I don't believe the mint does anything with overproduction of its coins. They ship all to Federal Reserve banks and those are the ones that "hold" onto coins for long periods. Because the coins have monetary value, they are sold off or if precious metal, melted down. I remember reading articles of "found" bags of coins in bank vaults, which were being sold at a profit by dealers.
With precious metal coins, whatever the mint can't sell, (and they are required by law to make a profit when they sell), they are requited by law to melt down. The selling by auction, they could easily still be making a profit, just not as much as usual. Now if they've changed law, regarding the profit clause, and to my knowledge they have not, then they could take a loss. But either way you can find it all in the US Code.
I don't think that it has changed any. In 2010 there was over a billion golden dollars in treasury vaults. We are now 12 years later.
Yeah but those aren't precious metal coins and their not collector coins either, they were minted for use in circulation. And there's an entirely different set of laws and rules for circulation coins. And they don't sell those, they only distribute them to the banks if and when the banks ask for them. And, they are not monetized until they are released to the banks. So officially, (technically), they're not even money yet.
I read the numbers on these and they are definitely money makers for the mint. But how long sitting in storage facilities, monitored by guards, the overhead etc. is it before they are no longer worth it to keep? Melting them seems the better idea to me, and how much would that cost to separate the metals?

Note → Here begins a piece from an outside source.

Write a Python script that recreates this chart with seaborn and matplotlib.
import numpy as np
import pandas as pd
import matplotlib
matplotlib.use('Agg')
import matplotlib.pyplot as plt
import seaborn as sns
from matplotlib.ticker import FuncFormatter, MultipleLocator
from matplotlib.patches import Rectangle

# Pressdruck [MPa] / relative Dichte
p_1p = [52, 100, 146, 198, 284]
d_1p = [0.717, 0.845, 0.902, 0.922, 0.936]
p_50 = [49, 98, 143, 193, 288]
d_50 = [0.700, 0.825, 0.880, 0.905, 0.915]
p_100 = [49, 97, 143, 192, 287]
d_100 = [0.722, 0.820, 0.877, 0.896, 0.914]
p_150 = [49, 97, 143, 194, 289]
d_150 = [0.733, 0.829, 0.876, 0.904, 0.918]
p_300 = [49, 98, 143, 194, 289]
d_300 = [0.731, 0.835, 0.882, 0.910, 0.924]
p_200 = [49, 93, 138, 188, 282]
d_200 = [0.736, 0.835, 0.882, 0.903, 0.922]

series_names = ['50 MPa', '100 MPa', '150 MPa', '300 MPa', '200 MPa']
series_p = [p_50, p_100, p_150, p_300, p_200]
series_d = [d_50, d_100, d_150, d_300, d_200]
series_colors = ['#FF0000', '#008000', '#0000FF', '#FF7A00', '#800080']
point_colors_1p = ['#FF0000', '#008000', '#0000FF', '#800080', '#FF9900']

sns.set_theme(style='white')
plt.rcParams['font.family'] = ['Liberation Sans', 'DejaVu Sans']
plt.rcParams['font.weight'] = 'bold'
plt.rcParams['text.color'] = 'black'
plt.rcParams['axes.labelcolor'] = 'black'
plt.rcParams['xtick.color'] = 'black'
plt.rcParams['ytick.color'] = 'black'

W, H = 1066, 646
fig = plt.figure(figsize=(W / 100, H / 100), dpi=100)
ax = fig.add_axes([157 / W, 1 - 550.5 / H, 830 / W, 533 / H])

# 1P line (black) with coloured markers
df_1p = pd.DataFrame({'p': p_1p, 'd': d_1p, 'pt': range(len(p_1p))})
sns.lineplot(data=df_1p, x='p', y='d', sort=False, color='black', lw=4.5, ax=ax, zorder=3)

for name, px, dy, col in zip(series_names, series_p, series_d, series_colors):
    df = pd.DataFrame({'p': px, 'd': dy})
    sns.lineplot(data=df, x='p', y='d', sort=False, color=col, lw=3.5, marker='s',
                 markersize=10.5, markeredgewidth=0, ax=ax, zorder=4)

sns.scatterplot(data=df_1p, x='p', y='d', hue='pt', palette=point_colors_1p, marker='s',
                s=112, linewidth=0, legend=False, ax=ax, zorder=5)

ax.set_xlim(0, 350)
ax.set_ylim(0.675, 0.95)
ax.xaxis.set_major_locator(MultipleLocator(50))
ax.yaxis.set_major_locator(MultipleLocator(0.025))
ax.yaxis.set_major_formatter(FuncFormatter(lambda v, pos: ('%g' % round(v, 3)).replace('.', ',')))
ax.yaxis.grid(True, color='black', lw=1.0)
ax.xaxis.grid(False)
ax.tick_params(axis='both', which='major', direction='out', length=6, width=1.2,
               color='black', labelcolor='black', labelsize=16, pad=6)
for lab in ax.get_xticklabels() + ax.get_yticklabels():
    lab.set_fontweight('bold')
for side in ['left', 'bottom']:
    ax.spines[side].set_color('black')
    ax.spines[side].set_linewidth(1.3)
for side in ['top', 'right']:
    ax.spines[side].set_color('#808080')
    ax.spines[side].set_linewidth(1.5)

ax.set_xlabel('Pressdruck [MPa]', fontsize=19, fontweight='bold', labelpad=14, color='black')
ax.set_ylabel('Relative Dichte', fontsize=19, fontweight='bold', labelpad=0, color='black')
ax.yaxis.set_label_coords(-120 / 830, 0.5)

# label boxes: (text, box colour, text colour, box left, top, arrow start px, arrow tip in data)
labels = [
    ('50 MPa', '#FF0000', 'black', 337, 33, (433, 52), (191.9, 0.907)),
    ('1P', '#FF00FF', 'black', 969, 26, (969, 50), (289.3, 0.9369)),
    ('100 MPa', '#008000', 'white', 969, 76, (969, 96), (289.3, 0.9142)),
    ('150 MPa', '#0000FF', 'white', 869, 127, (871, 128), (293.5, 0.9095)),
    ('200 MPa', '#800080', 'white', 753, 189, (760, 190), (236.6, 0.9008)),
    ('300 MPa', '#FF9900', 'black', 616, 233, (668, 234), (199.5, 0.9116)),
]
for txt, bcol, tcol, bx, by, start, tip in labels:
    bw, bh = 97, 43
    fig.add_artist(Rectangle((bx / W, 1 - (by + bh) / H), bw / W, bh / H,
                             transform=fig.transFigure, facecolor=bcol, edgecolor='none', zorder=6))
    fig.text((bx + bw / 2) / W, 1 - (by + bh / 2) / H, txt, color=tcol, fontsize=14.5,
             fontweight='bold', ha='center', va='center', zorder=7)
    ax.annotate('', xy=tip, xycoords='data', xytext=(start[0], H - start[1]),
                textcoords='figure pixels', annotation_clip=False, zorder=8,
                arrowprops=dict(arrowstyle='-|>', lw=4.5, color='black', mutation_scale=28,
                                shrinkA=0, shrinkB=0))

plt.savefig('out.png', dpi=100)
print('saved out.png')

If you take (approximate numbers) $.20 cents of metals and melt them and go through the coining process and turn them into $1.00 coins, the mint shows a profit of $.80. They can’t afford to melt them because that would show a loss.

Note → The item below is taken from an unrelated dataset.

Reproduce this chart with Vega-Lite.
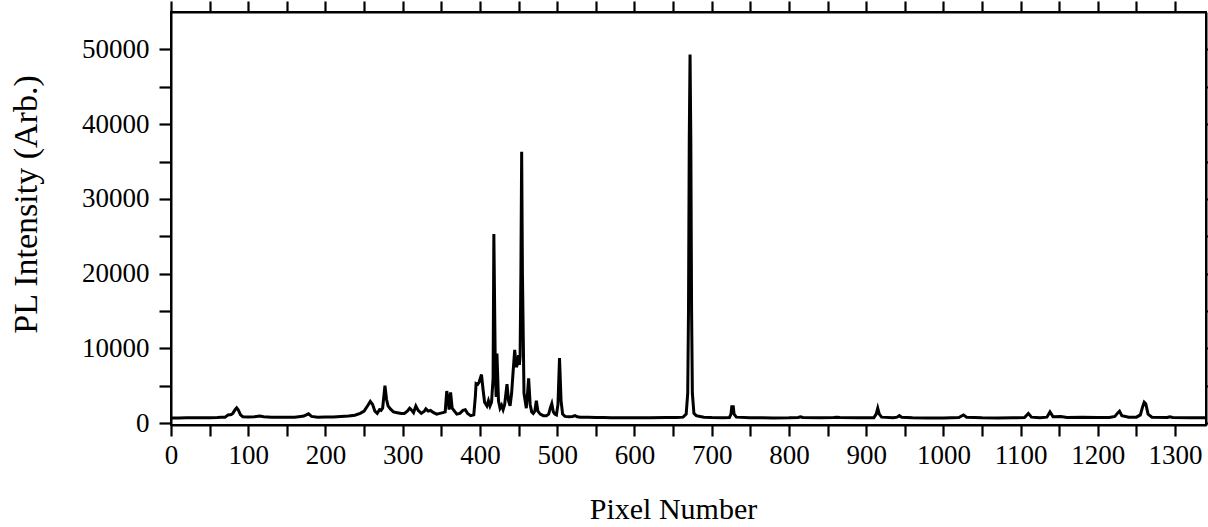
{
  "$schema": "https://vega.github.io/schema/vega-lite/v6.json",
  "autosize": "none",
  "width": 1035,
  "height": 413,
  "padding": {"left": 171, "top": 12, "right": 2, "bottom": 102},
  "background": "white",
  "config": {
    "view": {"stroke": "black", "strokeWidth": 2},
    "font": "Liberation Serif",
    "axis": {
      "domainColor": "black", "domainWidth": 2, "tickColor": "black", "tickWidth": 2.2,
      "labelColor": "black", "titleColor": "black", "grid": false,
      "labelFont": "Liberation Serif", "titleFont": "Liberation Serif",
      "labelFontSize": 27, "titleFontSize": 30, "titleFontWeight": "normal"
    }
  },
  "data": {"values": [
    {"px":0,"pl":700},{"px":10,"pl":690},{"px":20,"pl":720},{"px":30,"pl":710},{"px":40,"pl":720},{"px":50,"pl":730},{"px":60,"pl":760},{"px":65,"pl":800},{"px":70,"pl":800},{"px":74,"pl":1100},{"px":78,"pl":1150},{"px":80,"pl":1300},{"px":83,"pl":1800},{"px":85,"pl":2050},{"px":87,"pl":1800},{"px":90,"pl":1100},{"px":93,"pl":850},{"px":100,"pl":830},{"px":108,"pl":850},{"px":115,"pl":950},{"px":120,"pl":850},{"px":130,"pl":800},{"px":140,"pl":780},{"px":150,"pl":780},{"px":160,"pl":800},{"px":168,"pl":900},{"px":172,"pl":950},{"px":178,"pl":1250},{"px":182,"pl":900},{"px":190,"pl":800},{"px":200,"pl":820},{"px":210,"pl":830},{"px":220,"pl":880},{"px":230,"pl":950},{"px":238,"pl":1050},{"px":245,"pl":1300},{"px":250,"pl":1600},{"px":255,"pl":2400},{"px":258,"pl":2900},{"px":261,"pl":2500},{"px":264,"pl":1600},{"px":267,"pl":1300},{"px":270,"pl":1800},{"px":272,"pl":1700},{"px":274,"pl":2000},{"px":277,"pl":5000},{"px":279,"pl":3200},{"px":281,"pl":2300},{"px":284,"pl":1900},{"px":288,"pl":1500},{"px":293,"pl":1400},{"px":298,"pl":1300},{"px":302,"pl":1300},{"px":306,"pl":1600},{"px":309,"pl":2000},{"px":311,"pl":1800},{"px":314,"pl":1400},{"px":317,"pl":2300},{"px":320,"pl":1700},{"px":324,"pl":1300},{"px":328,"pl":1600},{"px":330,"pl":1900},{"px":333,"pl":1600},{"px":336,"pl":1700},{"px":340,"pl":1400},{"px":344,"pl":1200},{"px":348,"pl":1300},{"px":352,"pl":1400},{"px":355,"pl":1500},{"px":357,"pl":4300},{"px":359,"pl":3000},{"px":360,"pl":1800},{"px":362,"pl":4100},{"px":364,"pl":2000},{"px":367,"pl":1600},{"px":370,"pl":1200},{"px":374,"pl":1300},{"px":378,"pl":1700},{"px":381,"pl":1800},{"px":384,"pl":1300},{"px":388,"pl":1000},{"px":392,"pl":1100},{"px":394,"pl":3500},{"px":395,"pl":5300},{"px":397,"pl":5200},{"px":399,"pl":5500},{"px":402,"pl":6500},{"px":404,"pl":4500},{"px":406,"pl":2800},{"px":409,"pl":2300},{"px":411,"pl":3000},{"px":413,"pl":2300},{"px":415,"pl":2800},{"px":417,"pl":6000},{"px":418,"pl":25300},{"px":420,"pl":6000},{"px":421,"pl":3500},{"px":422,"pl":9300},{"px":424,"pl":3000},{"px":426,"pl":2000},{"px":428,"pl":2400},{"px":430,"pl":1800},{"px":432,"pl":2500},{"px":435,"pl":5200},{"px":437,"pl":3000},{"px":439,"pl":2300},{"px":441,"pl":4000},{"px":443,"pl":7000},{"px":445,"pl":9800},{"px":447,"pl":7500},{"px":449,"pl":8000},{"px":450,"pl":9100},{"px":451,"pl":7800},{"px":452,"pl":9000},{"px":453,"pl":20000},{"px":454,"pl":36300},{"px":455,"pl":20000},{"px":457,"pl":4000},{"px":460,"pl":2000},{"px":462,"pl":4500},{"px":463,"pl":6000},{"px":465,"pl":2500},{"px":467,"pl":1500},{"px":469,"pl":1300},{"px":471,"pl":1600},{"px":473,"pl":3000},{"px":475,"pl":1600},{"px":478,"pl":1200},{"px":482,"pl":1000},{"px":486,"pl":1000},{"px":489,"pl":1200},{"px":491,"pl":2000},{"px":493,"pl":2600},{"px":495,"pl":1500},{"px":497,"pl":1200},{"px":499,"pl":1100},{"px":501,"pl":2500},{"px":503,"pl":8700},{"px":505,"pl":3000},{"px":507,"pl":1200},{"px":510,"pl":900},{"px":515,"pl":850},{"px":520,"pl":900},{"px":523,"pl":1000},{"px":526,"pl":850},{"px":530,"pl":800},{"px":540,"pl":780},{"px":550,"pl":750},{"px":560,"pl":740},{"px":570,"pl":730},{"px":580,"pl":720},{"px":600,"pl":720},{"px":620,"pl":730},{"px":640,"pl":740},{"px":655,"pl":760},{"px":663,"pl":800},{"px":667,"pl":1200},{"px":669,"pl":4000},{"px":670,"pl":15000},{"px":671,"pl":38000},{"px":672,"pl":49300},{"px":673,"pl":38000},{"px":674,"pl":15000},{"px":675,"pl":4000},{"px":677,"pl":1300},{"px":680,"pl":1000},{"px":685,"pl":900},{"px":690,"pl":800},{"px":700,"pl":750},{"px":715,"pl":720},{"px":723,"pl":740},{"px":725,"pl":1200},{"px":726,"pl":2200},{"px":728,"pl":2200},{"px":729,"pl":1200},{"px":732,"pl":800},{"px":750,"pl":720},{"px":780,"pl":700},{"px":800,"pl":710},{"px":812,"pl":750},{"px":815,"pl":850},{"px":818,"pl":750},{"px":840,"pl":720},{"px":858,"pl":740},{"px":862,"pl":800},{"px":866,"pl":740},{"px":890,"pl":720},{"px":910,"pl":730},{"px":913,"pl":1200},{"px":915,"pl":2000},{"px":917,"pl":1200},{"px":920,"pl":800},{"px":935,"pl":720},{"px":940,"pl":800},{"px":943,"pl":1000},{"px":946,"pl":800},{"px":960,"pl":720},{"px":980,"pl":700},{"px":1000,"pl":700},{"px":1020,"pl":760},{"px":1026,"pl":1100},{"px":1030,"pl":800},{"px":1050,"pl":720},{"px":1070,"pl":700},{"px":1090,"pl":720},{"px":1105,"pl":750},{"px":1110,"pl":1300},{"px":1114,"pl":800},{"px":1125,"pl":720},{"px":1134,"pl":800},{"px":1138,"pl":1500},{"px":1142,"pl":850},{"px":1152,"pl":900},{"px":1160,"pl":750},{"px":1180,"pl":780},{"px":1200,"pl":750},{"px":1215,"pl":760},{"px":1222,"pl":900},{"px":1226,"pl":1400},{"px":1228,"pl":1600},{"px":1231,"pl":1000},{"px":1240,"pl":780},{"px":1250,"pl":800},{"px":1255,"pl":1100},{"px":1258,"pl":2200},{"px":1260,"pl":2800},{"px":1262,"pl":2600},{"px":1265,"pl":1200},{"px":1270,"pl":800},{"px":1290,"pl":750},{"px":1293,"pl":850},{"px":1297,"pl":750},{"px":1320,"pl":720},{"px":1340,"pl":710}
  ]},
  "layer": [
    {
      "mark": {"type": "line", "color": "black", "strokeWidth": 3, "clip": true},
      "encoding": {
        "x": {"field": "px", "type": "quantitative",
          "scale": {"domain": [0, 1340], "nice": false, "zero": false},
          "axis": {"orient": "bottom", "title": "Pixel Number", "format": "d",
            "values": [0,50,100,150,200,250,300,350,400,450,500,550,600,650,700,750,800,850,900,950,1000,1050,1100,1150,1200,1250,1300],
            "labelExpr": "datum.value % 100 === 0 ? datum.label : ''",
            "tickSize": 11,
            "encode": {"ticks": {"update": {"y2": {"signal": "datum.value % 100 === 0 ? 11 : 6"}}}},
            "labelPadding": 6, "titlePadding": 26, "titleX": 502, "labelFlush": false, "labelOverlap": false}},
        "y": {"field": "pl", "type": "quantitative",
          "scale": {"domain": [-250, 55000], "nice": false, "zero": false},
          "axis": {"orient": "left", "title": "PL Intensity (Arb.)", "format": "d", "titleFontSize": 34,
            "values": [0,5000,10000,15000,20000,25000,30000,35000,40000,45000,50000],
            "labelExpr": "datum.value % 10000 === 0 ? datum.label : ''",
            "tickSize": 12,
            "encode": {"ticks": {"update": {"x2": {"signal": "datum.value % 10000 === 0 ? -12 : -6"}}}},
            "labelPadding": 10, "titlePadding": 38, "titleY": 192, "labelOverlap": false}}
      }
    },
    {
      "mark": {"type": "line", "color": "black", "strokeOpacity": 0, "clip": true},
      "encoding": {
        "x": {"field": "px", "type": "quantitative",
          "scale": {"domain": [0, 1340], "nice": false, "zero": false},
          "axis": {"orient": "top", "title": null, "labels": false,
            "values": [0,50,100,150,200,250,300,350,400,450,500,550,600,650,700,750,800,850,900,950,1000,1050,1100,1150,1200,1250,1300],
            "tickSize": 11,
            "encode": {"ticks": {"update": {"y2": {"signal": "datum.value % 100 === 0 ? 11 : 5"}}}}}},
        "y": {"field": "pl", "type": "quantitative",
          "scale": {"domain": [-250, 55000], "nice": false, "zero": false},
          "axis": {"orient": "right", "title": null, "labels": false,
            "values": [0,5000,10000,15000,20000,25000,30000,35000,40000,45000,50000],
            "tickSize": 12,
            "encode": {"ticks": {"update": {"x2": {"signal": "datum.value % 10000 === 0 ? -12 : -6"}}}}}}
      }
    }
  ],
  "resolve": {"axis": {"x": "independent", "y": "independent"}}
}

The mint doesn't get to pick and choose what they do and when they do it. Everything the mint does is dictated by laws, and they have to follow the law. That's why they minted all the dollar coins to begin with - because the law at the time said they had to. But when none of the banks would place orders for the dollar coins and they just kept on piling up in the vaults, the law was changed and that allowed them to stop minting them. That's just it, the only way they get a profit at all is when the coins are monetized by being released to the banks. Until the coins are released, there is no profit. The same thing goes for all coins struck for circulation. They can only melt them down if and when the law allows them to do so. But if they were melted down, then yeah they would have to take that as a loss. Think about all the GSA coins, all those coins were minted for use in circulation. But because the banks wouldn't place orders for them, they sat in the vaults for decades. And they sat there because the mint wasn't allowed by law to melt them down. And it was only when Congress passed a law allowing the mint to sell them to the public that they were allowed to do that.